The effect of various lengths of pores and throats on the formation resistivity factor

Abstract

Pore geometry, quantified by the length and size of the pore space, affects the electrical resistivity of the porous media. However, the length described by the geometrical tortuosity and pore topology effect on the resistivity of the model does not thoroughly consider the existing pore geometrical models, which only investigate the pore size, throat length and throat size of the models. A modified capillary model including a pore body and several throats derived the formation factor from the coordination number, the cross-sectional area ratio and geometrical tortuosity of the pores and throats in the model. The derived relationship between the formation factor and porosity of the capillary model compared with the formation factor versus porosity for the various rock types was shown in a plot. The geometrical tortuosity of each rock type almost followed the electrical tortuosity of the related rock type, and the electrical tortuosity was larger than the geometrical tortuosity caused by the variation in the size of the pore and throat. For low porosity, the resistivity of the real porous media was lower than the resistivity of the Archie equation due to the low values of the pore-to-throat cross-sectional area ratio and geometrical tortuosity.

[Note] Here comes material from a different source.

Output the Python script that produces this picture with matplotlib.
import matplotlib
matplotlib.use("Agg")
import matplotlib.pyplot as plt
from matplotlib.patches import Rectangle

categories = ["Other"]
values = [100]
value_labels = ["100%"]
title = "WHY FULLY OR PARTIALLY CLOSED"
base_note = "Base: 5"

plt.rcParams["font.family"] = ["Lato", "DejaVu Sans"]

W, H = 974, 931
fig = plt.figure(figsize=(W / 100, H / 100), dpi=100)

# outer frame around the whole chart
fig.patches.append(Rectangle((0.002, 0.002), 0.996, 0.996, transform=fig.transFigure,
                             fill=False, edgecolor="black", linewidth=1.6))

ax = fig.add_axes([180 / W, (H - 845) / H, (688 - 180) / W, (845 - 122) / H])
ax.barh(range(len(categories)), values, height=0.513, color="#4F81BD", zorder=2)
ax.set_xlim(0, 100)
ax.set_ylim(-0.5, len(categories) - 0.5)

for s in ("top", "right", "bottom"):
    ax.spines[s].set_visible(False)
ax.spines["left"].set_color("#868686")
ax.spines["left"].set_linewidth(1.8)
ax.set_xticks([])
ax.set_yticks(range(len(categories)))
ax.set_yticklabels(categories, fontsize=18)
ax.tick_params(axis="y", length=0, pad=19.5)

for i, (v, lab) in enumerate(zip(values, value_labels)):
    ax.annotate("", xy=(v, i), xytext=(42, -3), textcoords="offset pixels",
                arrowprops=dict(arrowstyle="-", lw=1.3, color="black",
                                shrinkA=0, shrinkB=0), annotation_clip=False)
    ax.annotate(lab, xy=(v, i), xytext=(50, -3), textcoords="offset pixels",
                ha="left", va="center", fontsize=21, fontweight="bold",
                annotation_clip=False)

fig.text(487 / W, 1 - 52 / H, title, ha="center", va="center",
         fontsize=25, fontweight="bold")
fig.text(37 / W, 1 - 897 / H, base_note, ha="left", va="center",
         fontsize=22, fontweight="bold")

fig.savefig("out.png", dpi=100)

The sandstones and interparticle carbonates presented a porosity exponent close to 2.0 and an electrical tortuosity from 1.5 to 4.0 on the plot of the porosity exponent versus electrical tortuosity. The fractured carbonate showed a porosity exponent from 1.0 to 1.6 and an electrical tortuosity ranging from 1.0 to 3.0, while the vuggy carbonates were widely distributed, with a porosity exponent larger than 2.0 and an electrical tortuosity ranging from 2 to 8. This new model correlates the formation factor and porosity to the combination of the coordination number with the geometrical tortuosity and the throat and pore cross-sectional area ratios, thus enhancing the understanding of the pore geometry and topology effect on the electrical resistivity of a porous media with various pore types.